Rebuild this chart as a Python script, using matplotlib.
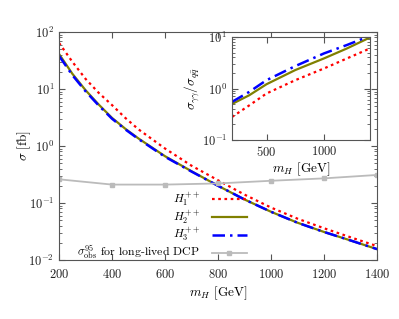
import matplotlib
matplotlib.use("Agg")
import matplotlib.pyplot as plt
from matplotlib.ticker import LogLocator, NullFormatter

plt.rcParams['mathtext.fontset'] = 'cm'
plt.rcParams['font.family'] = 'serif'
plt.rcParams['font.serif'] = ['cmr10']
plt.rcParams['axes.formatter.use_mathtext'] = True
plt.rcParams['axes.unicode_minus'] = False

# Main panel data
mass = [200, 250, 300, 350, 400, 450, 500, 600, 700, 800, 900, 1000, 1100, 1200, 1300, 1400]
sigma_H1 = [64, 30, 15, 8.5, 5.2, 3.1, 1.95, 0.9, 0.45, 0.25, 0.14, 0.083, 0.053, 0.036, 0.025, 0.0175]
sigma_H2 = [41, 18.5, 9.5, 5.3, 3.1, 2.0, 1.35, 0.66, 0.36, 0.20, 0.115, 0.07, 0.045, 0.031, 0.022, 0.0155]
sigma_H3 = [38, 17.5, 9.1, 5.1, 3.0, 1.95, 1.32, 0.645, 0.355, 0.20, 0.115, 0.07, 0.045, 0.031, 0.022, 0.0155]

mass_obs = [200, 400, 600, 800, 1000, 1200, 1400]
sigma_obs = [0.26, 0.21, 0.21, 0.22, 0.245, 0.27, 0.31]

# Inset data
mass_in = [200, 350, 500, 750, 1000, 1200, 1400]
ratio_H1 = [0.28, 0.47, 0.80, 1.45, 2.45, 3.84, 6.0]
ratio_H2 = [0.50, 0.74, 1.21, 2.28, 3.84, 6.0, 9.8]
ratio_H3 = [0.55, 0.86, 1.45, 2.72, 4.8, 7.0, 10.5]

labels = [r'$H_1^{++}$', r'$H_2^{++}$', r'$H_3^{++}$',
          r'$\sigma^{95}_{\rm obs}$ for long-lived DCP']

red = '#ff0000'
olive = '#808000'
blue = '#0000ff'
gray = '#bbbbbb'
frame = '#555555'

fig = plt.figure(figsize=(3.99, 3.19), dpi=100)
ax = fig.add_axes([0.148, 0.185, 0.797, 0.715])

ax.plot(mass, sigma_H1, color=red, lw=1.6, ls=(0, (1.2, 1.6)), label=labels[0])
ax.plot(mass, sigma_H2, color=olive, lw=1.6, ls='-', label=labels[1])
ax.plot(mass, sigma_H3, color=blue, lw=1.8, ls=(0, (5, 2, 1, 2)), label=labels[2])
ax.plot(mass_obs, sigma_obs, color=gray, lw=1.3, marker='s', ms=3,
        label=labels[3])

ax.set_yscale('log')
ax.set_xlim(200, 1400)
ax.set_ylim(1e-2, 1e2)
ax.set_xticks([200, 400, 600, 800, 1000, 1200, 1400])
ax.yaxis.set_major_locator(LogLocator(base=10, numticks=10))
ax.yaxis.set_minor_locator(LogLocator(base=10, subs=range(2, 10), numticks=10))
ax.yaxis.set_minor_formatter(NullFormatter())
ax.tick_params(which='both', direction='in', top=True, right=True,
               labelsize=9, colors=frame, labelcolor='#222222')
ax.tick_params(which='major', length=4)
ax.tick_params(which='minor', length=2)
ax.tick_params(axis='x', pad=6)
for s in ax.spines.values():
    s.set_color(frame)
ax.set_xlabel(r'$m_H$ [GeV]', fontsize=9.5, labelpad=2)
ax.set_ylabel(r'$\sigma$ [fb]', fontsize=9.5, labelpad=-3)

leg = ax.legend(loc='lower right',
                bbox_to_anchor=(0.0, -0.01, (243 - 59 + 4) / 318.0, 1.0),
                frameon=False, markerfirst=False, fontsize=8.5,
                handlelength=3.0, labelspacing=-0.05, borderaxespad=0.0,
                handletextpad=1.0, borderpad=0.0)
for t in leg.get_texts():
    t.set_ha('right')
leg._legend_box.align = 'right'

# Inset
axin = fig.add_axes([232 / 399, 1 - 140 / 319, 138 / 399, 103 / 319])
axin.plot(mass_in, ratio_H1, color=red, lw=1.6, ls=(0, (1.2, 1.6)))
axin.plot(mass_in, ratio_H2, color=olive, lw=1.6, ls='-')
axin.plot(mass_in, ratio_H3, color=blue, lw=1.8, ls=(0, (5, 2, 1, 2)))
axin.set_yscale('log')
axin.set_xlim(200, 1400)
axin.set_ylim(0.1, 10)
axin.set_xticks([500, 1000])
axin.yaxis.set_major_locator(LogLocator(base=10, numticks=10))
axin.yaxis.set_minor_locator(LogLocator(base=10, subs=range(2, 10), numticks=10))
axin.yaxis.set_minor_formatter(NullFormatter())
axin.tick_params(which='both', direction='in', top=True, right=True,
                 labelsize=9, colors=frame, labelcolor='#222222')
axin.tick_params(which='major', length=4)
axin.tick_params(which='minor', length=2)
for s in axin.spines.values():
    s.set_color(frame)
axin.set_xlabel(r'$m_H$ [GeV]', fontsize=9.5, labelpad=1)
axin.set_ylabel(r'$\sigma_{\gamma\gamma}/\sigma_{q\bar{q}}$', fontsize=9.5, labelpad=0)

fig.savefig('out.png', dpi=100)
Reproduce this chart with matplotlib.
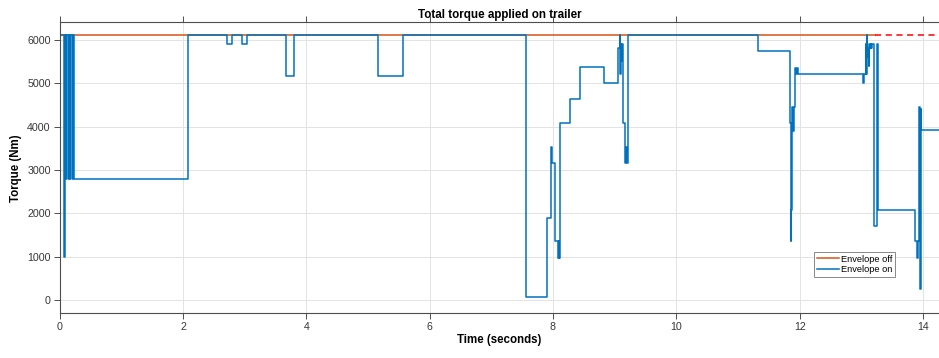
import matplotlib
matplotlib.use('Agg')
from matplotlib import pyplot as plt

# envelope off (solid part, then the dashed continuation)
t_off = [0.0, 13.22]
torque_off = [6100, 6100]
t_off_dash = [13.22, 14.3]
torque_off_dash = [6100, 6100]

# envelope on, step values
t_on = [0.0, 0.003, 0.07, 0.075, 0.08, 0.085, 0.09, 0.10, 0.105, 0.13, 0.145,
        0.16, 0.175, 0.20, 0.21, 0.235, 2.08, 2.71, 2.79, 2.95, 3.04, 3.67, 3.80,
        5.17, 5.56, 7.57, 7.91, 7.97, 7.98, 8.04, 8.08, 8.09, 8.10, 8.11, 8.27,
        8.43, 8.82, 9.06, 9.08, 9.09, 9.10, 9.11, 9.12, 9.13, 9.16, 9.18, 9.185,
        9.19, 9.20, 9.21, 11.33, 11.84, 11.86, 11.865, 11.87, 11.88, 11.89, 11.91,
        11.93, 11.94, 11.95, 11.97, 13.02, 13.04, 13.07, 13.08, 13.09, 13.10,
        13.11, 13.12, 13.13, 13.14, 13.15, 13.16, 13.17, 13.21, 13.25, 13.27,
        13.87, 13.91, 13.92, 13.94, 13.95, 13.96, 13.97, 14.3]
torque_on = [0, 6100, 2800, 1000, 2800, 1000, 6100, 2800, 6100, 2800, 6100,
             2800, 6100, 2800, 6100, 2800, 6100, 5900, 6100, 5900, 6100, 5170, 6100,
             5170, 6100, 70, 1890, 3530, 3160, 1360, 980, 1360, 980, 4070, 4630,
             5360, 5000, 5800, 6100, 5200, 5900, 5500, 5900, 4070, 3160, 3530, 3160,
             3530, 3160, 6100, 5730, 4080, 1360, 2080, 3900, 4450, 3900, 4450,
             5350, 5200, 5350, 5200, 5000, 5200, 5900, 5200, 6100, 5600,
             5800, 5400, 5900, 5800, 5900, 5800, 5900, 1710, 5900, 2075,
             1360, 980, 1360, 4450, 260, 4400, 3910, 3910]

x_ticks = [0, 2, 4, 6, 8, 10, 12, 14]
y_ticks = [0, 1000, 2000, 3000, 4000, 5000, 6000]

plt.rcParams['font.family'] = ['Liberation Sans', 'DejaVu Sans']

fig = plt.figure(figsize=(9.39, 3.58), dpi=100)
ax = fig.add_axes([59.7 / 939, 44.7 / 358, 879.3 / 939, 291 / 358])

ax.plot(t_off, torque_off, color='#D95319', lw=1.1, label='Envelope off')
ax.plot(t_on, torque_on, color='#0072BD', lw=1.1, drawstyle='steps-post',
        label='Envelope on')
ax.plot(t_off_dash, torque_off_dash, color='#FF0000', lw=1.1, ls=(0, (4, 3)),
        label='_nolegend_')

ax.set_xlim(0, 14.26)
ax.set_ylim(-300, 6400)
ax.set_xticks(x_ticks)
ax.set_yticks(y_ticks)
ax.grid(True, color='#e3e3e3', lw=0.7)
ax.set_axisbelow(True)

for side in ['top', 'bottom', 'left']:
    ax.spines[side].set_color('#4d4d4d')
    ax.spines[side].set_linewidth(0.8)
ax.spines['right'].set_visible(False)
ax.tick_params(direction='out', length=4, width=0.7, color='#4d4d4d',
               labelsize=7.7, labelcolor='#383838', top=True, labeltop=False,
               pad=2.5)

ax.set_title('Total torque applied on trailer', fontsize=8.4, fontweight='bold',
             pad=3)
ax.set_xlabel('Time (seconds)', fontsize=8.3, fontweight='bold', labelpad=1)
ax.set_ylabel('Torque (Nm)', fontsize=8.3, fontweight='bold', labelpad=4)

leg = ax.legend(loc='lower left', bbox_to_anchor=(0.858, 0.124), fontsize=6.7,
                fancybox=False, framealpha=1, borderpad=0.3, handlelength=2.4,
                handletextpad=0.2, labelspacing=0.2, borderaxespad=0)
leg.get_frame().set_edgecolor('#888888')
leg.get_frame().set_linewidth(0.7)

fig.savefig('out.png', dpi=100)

══════

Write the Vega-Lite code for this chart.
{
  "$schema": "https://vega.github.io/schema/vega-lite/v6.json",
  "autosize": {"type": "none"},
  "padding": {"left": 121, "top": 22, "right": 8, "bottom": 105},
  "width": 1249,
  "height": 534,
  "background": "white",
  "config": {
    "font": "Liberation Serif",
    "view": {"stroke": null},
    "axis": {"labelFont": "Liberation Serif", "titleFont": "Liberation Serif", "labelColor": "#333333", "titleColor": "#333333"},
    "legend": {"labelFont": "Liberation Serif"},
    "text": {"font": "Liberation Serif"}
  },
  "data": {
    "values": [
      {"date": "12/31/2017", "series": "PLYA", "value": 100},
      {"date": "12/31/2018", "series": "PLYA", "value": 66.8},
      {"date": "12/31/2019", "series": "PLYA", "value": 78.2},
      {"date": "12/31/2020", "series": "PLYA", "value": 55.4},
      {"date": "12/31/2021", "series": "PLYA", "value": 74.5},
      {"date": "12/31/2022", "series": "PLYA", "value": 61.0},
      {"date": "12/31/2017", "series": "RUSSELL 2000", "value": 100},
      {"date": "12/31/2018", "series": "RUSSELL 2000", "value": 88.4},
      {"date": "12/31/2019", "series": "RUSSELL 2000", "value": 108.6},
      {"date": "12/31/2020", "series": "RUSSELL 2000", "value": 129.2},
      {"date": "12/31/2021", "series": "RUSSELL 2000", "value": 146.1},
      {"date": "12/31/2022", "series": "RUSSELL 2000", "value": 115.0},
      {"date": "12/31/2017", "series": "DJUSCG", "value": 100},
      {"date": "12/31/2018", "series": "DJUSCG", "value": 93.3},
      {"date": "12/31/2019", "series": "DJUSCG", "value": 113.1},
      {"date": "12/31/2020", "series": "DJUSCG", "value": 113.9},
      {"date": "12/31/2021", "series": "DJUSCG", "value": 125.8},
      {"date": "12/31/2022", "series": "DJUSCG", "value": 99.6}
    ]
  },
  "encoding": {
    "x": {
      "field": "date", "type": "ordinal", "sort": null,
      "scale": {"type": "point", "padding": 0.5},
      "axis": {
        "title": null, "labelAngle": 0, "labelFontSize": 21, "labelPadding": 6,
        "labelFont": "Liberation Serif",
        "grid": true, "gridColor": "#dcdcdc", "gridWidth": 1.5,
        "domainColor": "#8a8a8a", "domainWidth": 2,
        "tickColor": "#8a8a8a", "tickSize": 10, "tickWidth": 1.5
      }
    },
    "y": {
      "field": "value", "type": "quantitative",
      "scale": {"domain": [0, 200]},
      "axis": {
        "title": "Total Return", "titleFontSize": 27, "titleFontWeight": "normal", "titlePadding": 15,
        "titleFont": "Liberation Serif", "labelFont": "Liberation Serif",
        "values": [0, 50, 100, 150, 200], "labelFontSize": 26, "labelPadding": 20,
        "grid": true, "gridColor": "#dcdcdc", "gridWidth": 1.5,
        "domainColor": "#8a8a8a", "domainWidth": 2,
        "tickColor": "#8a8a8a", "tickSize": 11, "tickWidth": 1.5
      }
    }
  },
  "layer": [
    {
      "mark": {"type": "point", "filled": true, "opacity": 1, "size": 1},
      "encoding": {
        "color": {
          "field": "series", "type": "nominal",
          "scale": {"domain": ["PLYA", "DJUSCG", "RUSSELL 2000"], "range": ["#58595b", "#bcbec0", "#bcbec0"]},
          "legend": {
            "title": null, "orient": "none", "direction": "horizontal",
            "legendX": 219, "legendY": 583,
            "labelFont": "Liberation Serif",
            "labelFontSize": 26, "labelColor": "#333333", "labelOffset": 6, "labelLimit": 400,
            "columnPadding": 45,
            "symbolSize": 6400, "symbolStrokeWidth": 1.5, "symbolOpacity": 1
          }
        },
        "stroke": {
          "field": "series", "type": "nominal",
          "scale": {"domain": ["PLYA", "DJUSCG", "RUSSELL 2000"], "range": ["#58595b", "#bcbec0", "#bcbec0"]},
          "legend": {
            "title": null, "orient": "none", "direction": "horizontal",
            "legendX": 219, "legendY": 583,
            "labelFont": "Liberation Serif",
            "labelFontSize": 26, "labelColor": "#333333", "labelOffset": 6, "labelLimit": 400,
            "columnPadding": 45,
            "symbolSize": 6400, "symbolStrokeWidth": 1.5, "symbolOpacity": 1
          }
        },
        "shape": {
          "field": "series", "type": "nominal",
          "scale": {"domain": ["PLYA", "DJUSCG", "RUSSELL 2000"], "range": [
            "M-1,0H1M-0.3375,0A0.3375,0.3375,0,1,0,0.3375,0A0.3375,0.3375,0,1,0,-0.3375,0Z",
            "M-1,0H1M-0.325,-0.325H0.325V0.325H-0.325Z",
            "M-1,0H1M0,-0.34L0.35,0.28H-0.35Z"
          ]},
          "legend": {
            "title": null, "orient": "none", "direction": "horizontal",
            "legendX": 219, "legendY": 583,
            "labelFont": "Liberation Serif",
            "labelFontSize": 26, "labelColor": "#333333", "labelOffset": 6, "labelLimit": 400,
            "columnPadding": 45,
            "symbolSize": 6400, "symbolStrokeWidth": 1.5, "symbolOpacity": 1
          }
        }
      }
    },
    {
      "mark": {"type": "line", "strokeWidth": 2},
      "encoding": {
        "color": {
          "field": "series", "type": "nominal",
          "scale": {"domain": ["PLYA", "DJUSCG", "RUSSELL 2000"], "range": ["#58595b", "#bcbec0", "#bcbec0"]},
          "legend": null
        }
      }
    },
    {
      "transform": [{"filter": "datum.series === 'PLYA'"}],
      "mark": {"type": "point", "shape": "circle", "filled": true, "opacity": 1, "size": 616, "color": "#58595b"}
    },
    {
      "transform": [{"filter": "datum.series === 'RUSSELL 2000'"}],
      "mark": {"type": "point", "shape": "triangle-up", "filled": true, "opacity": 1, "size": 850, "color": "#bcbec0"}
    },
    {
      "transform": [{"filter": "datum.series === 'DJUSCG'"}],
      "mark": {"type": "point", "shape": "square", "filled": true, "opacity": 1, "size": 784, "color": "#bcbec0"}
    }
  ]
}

══════

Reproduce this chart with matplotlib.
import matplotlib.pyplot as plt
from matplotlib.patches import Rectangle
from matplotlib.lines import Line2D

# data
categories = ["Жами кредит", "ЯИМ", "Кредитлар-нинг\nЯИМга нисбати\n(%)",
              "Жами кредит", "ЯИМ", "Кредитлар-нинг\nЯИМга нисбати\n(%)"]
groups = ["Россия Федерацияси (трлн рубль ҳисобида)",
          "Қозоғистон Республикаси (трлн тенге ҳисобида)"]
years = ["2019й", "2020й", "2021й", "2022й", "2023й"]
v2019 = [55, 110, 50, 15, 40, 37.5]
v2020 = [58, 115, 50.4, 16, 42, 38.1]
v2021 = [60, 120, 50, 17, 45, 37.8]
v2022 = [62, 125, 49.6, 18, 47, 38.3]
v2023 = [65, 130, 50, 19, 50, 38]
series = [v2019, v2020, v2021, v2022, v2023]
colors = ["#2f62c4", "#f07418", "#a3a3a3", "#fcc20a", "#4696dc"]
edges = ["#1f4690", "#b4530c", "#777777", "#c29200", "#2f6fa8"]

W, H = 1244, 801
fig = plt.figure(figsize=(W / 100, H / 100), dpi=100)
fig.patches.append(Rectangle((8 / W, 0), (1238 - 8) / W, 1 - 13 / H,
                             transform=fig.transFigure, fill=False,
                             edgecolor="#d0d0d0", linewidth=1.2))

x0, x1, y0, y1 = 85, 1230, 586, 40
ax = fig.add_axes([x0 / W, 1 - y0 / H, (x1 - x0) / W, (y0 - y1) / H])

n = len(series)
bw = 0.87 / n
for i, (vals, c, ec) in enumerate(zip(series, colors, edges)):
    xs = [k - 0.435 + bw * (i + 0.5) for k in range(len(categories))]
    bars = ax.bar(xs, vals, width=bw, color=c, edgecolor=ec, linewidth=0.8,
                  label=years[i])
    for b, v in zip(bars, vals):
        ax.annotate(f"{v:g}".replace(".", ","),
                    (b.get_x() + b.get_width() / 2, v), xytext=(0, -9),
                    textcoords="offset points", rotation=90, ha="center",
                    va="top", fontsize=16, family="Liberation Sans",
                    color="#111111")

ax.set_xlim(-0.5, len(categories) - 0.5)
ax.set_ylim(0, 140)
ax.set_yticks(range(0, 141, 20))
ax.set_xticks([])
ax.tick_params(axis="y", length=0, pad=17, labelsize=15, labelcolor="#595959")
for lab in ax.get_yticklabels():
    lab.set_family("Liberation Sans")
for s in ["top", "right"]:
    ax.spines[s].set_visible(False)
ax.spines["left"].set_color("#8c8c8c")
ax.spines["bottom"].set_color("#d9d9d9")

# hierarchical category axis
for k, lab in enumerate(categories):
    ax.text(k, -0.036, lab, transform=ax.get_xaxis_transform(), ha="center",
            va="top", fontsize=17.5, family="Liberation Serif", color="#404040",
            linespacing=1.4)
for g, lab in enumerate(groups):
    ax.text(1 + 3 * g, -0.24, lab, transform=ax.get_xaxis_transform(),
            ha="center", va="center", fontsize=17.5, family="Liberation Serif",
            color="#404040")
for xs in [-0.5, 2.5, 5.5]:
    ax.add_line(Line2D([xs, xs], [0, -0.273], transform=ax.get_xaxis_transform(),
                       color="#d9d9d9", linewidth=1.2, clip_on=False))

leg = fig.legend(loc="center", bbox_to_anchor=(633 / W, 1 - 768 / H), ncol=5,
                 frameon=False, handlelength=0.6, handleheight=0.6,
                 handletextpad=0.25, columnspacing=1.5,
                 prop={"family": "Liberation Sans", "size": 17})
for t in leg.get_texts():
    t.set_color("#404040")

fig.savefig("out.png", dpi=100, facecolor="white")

══════

Every line in the data that holds "this" should be copied out.

### THE RESPONSE
Rebuild this chart as a Python script, using matplotlib.
Reproduce this chart with matplotlib.
Write the Vega-Lite code for this chart.
Reproduce this chart with matplotlib.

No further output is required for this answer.